> **Exercise prompt**
All the data below goes into the copy word for word, but the pictures don't.
>>>
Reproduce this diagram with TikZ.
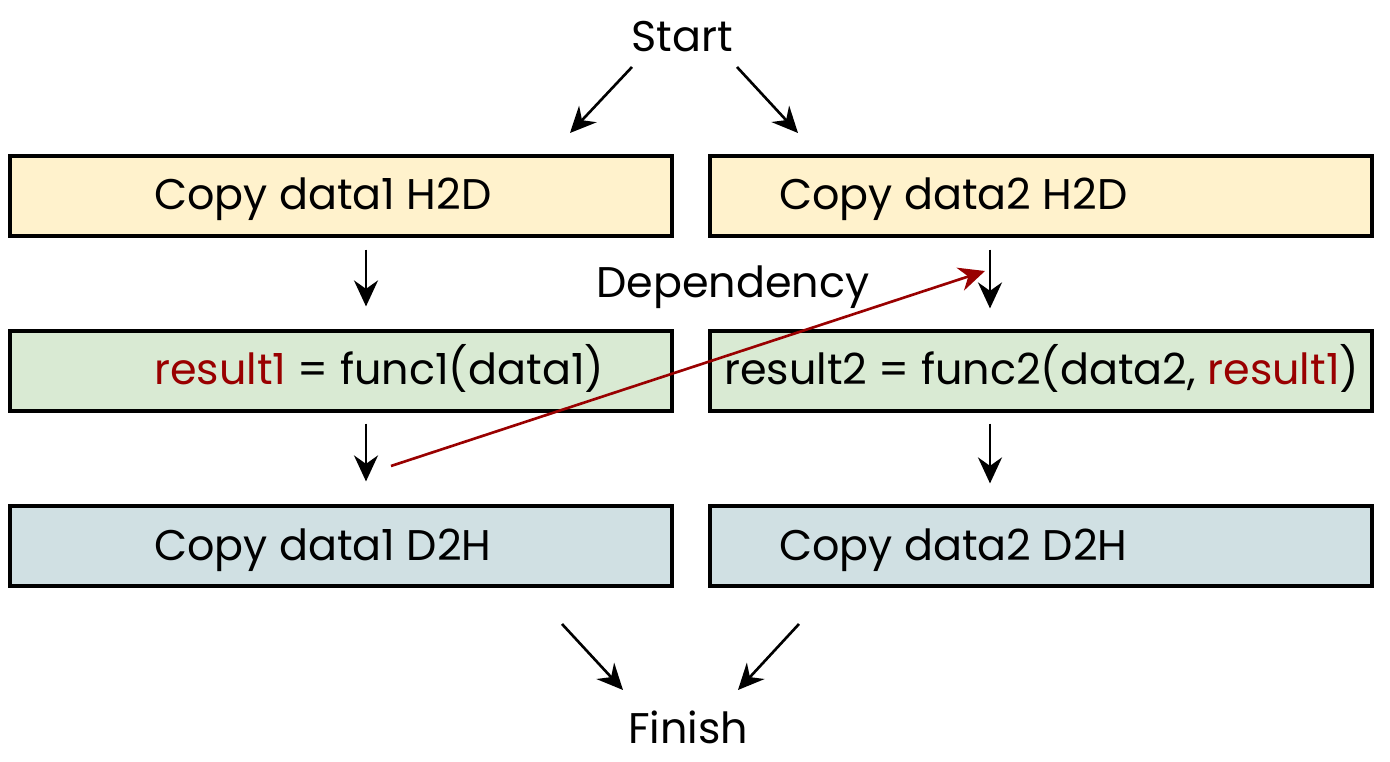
\documentclass[tikz,border=0pt]{standalone}
\usepackage{fontspec}
\setmainfont{Poppins}
\usetikzlibrary{arrows.meta}
\definecolor{hostyellow}{HTML}{FFF2CC}
\definecolor{kernelgreen}{HTML}{D9EAD3}
\definecolor{backblue}{HTML}{D0E0E3}
\definecolor{depred}{HTML}{990000}
\tikzset{
	stage/.style={draw=black, line width=0.9pt, minimum width=6.62cm, minimum height=0.8cm, inner sep=0pt},
	stagetext/.style={font=\fontsize{12.2}{14}\selectfont, inner sep=0pt, anchor=base west},
	plaintext/.style={font=\fontsize{12.2}{14}\selectfont, inner sep=0pt, anchor=base},
	flow/.style={-{Stealth[length=2.6mm,width=2.4mm]}, line width=0.75pt}
}

\begin{document}
\begin{tikzpicture}
			%%%%% START %%%%%
			\useasboundingbox (0, 0) rectangle (13.9, -7.62);
			
			\node[plaintext] (start) at (6.82, -0.52) {Start};
			\node[plaintext] (dep) at (7.33, -2.97) {Dependency};
			\node[plaintext] (finish) at (6.88, -7.43) {Finish};
			
			% host to device
			\node[stage, fill=hostyellow] (h2da) at (3.41, -1.96) {};
			\node[stage, fill=hostyellow] (h2db) at (10.41, -1.96) {};
			\node[stagetext] (h2datxt) at ([xshift=1.45cm, yshift=-0.14cm]h2da.west) {Copy data1 H2D};
			\node[stagetext] (h2dbtxt) at ([xshift=0.7cm, yshift=-0.14cm]h2db.west) {Copy data2 H2D};
			
			% kernels
			\node[stage, fill=kernelgreen] (funca) at (3.41, -3.71) {};
			\node[stage, fill=kernelgreen] (funcb) at (10.41, -3.71) {};
			\node[stagetext] (funcatxt) at ([xshift=1.45cm, yshift=-0.14cm]funca.west) {\textcolor{depred}{result1} = func1(data1)};
			\node[stagetext] (funcbtxt) at ([xshift=0.15cm, yshift=-0.14cm]funcb.west) {result2 = func2(data2, \textcolor{depred}{result1})};
			
			% device to host
			\node[stage, fill=backblue] (d2ha) at (3.41, -5.46) {};
			\node[stage, fill=backblue] (d2hb) at (10.41, -5.46) {};
			\node[stagetext] (d2hatxt) at ([xshift=1.45cm, yshift=-0.14cm]d2ha.west) {Copy data1 D2H};
			\node[stagetext] (d2hbtxt) at ([xshift=0.7cm, yshift=-0.14cm]d2hb.west) {Copy data2 D2H};
			
			% arrow ends
			\coordinate (sa) at (6.32, -0.67);
			\coordinate (sb) at (7.37, -0.67);
			\coordinate (ea) at (5.70, -1.33);
			\coordinate (eb) at (7.98, -1.33);
			\coordinate (fa) at (5.62, -6.24);
			\coordinate (fb) at (7.99, -6.24);
			\coordinate (ga) at (6.23, -6.90);
			\coordinate (gb) at (7.38, -6.90);
			\coordinate (depfrom) at (3.91, -4.66);
			\coordinate (depto) at (9.85, -2.71);
			
			\draw[flow] (sa) -- (ea);
			\draw[flow] (sb) -- (eb);
			
			\draw[flow] ([xshift=0.25cm, yshift=-0.12cm]h2da.south) -- ([xshift=0.25cm, yshift=0.23cm]funca.north);
			\draw[flow] ([xshift=-0.51cm, yshift=-0.12cm]h2db.south) -- ([xshift=-0.51cm, yshift=0.21cm]funcb.north);
			\draw[flow] ([xshift=0.25cm, yshift=-0.11cm]funca.south) -- ([xshift=0.25cm, yshift=0.23cm]d2ha.north);
			\draw[flow] ([xshift=-0.51cm, yshift=-0.11cm]funcb.south) -- ([xshift=-0.51cm, yshift=0.21cm]d2hb.north);
			
			\draw[flow, color=depred] (depfrom) -- (depto);
			
			\draw[flow] (fa) -- (ga);
			\draw[flow] (fb) -- (gb);
			%%%%% END %%%%%
\end{tikzpicture}
\end{document}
<<<
> **Result for this task**
Reproduce this diagram with TikZ.
\documentclass[tikz,border=0pt]{standalone}
\usepackage{fontspec}
\setmainfont{Poppins}
\usetikzlibrary{arrows.meta}
\definecolor{hostyellow}{HTML}{FFF2CC}
\definecolor{kernelgreen}{HTML}{D9EAD3}
\definecolor{backblue}{HTML}{D0E0E3}
\definecolor{depred}{HTML}{990000}
\tikzset{
	stage/.style={draw=black, line width=0.9pt, minimum width=6.62cm, minimum height=0.8cm, inner sep=0pt},
	stagetext/.style={font=\fontsize{12.2}{14}\selectfont, inner sep=0pt, anchor=base west},
	plaintext/.style={font=\fontsize{12.2}{14}\selectfont, inner sep=0pt, anchor=base},
	flow/.style={-{Stealth[length=2.6mm,width=2.4mm]}, line width=0.75pt}
}

\begin{document}
\begin{tikzpicture}
			%%%%% START %%%%%
			\useasboundingbox (0, 0) rectangle (13.9, -7.62);
			
			\node[plaintext] (start) at (6.82, -0.52) {Start};
			\node[plaintext] (dep) at (7.33, -2.97) {Dependency};
			\node[plaintext] (finish) at (6.88, -7.43) {Finish};
			
			% host to device
			\node[stage, fill=hostyellow] (h2da) at (3.41, -1.96) {};
			\node[stage, fill=hostyellow] (h2db) at (10.41, -1.96) {};
			\node[stagetext] (h2datxt) at ([xshift=1.45cm, yshift=-0.14cm]h2da.west) {Copy data1 H2D};
			\node[stagetext] (h2dbtxt) at ([xshift=0.7cm, yshift=-0.14cm]h2db.west) {Copy data2 H2D};
			
			% kernels
			\node[stage, fill=kernelgreen] (funca) at (3.41, -3.71) {};
			\node[stage, fill=kernelgreen] (funcb) at (10.41, -3.71) {};
			\node[stagetext] (funcatxt) at ([xshift=1.45cm, yshift=-0.14cm]funca.west) {\textcolor{depred}{result1} = func1(data1)};
			\node[stagetext] (funcbtxt) at ([xshift=0.15cm, yshift=-0.14cm]funcb.west) {result2 = func2(data2, \textcolor{depred}{result1})};
			
			% device to host
			\node[stage, fill=backblue] (d2ha) at (3.41, -5.46) {};
			\node[stage, fill=backblue] (d2hb) at (10.41, -5.46) {};
			\node[stagetext] (d2hatxt) at ([xshift=1.45cm, yshift=-0.14cm]d2ha.west) {Copy data1 D2H};
			\node[stagetext] (d2hbtxt) at ([xshift=0.7cm, yshift=-0.14cm]d2hb.west) {Copy data2 D2H};
			
			% arrow ends
			\coordinate (sa) at (6.32, -0.67);
			\coordinate (sb) at (7.37, -0.67);
			\coordinate (ea) at (5.70, -1.33);
			\coordinate (eb) at (7.98, -1.33);
			\coordinate (fa) at (5.62, -6.24);
			\coordinate (fb) at (7.99, -6.24);
			\coordinate (ga) at (6.23, -6.90);
			\coordinate (gb) at (7.38, -6.90);
			\coordinate (depfrom) at (3.91, -4.66);
			\coordinate (depto) at (9.85, -2.71);
			
			\draw[flow] (sa) -- (ea);
			\draw[flow] (sb) -- (eb);
			
			\draw[flow] ([xshift=0.25cm, yshift=-0.12cm]h2da.south) -- ([xshift=0.25cm, yshift=0.23cm]funca.north);
			\draw[flow] ([xshift=-0.51cm, yshift=-0.12cm]h2db.south) -- ([xshift=-0.51cm, yshift=0.21cm]funcb.north);
			\draw[flow] ([xshift=0.25cm, yshift=-0.11cm]funca.south) -- ([xshift=0.25cm, yshift=0.23cm]d2ha.north);
			\draw[flow] ([xshift=-0.51cm, yshift=-0.11cm]funcb.south) -- ([xshift=-0.51cm, yshift=0.21cm]d2hb.north);
			
			\draw[flow, color=depred] (depfrom) -- (depto);
			
			\draw[flow] (fa) -- (ga);
			\draw[flow] (fb) -- (gb);
			%%%%% END %%%%%
\end{tikzpicture}
\end{document}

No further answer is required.